How do you show up---ready for work, ready for living, ready for caring, and ready to live a life that worships and brings glory to God?  Are you show up, or a no show?  Are you casual hearer, or a careful receiver of the healing power of God’s grace---so careful that you are ready to give thanks, not just with words, but with deeds with every fiber of your being?    Not long ago, I experienced a really interesting story of fiction about a British scientist who was asked to bring the sport of Salmon fishing to the desert of The Yemen.  A wealthy oil Sheikh invested missions of dollars to make the impossible possible in his country.   But this did not come without fierce opposition.   Once, while fishing in Scotland,  some Arabs in opposition to the whole project attempted to kill him, but the Scientist saved the Sheikh’s life and foiled the murder attempt by his skill with a hook on a fly reel.   “I will never forget what you have done for me,” the Sheikh responded.  And in my land,” he continued, “when we way it, we mean it”.   Sure enough, when another assignation attempt came, as a dam was sabotaged and everyone was swimming for their lives, the Sheikh risks his own life to save the Scientist from drowning.   The proof of his thankfulness came, not just in heart, but also in real life.

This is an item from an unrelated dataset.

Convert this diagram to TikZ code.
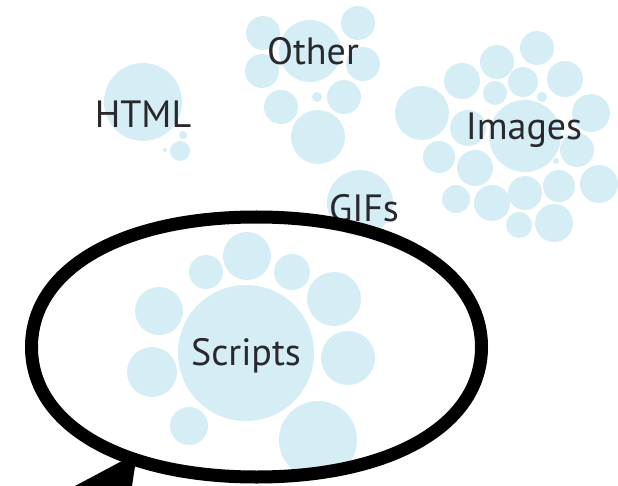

This is also where our thankfulness to God should show up.   We should be thankful to God, not just for what God has done, but we should be thankful for who God is within himself, as Jonathan Edwards has said.  In this way, thankfulness should not just be an afterthought to what we have been given, but it should also be a  fore thought to how we should live each day because of who God is in giving us his gracious gift of life.   Amen.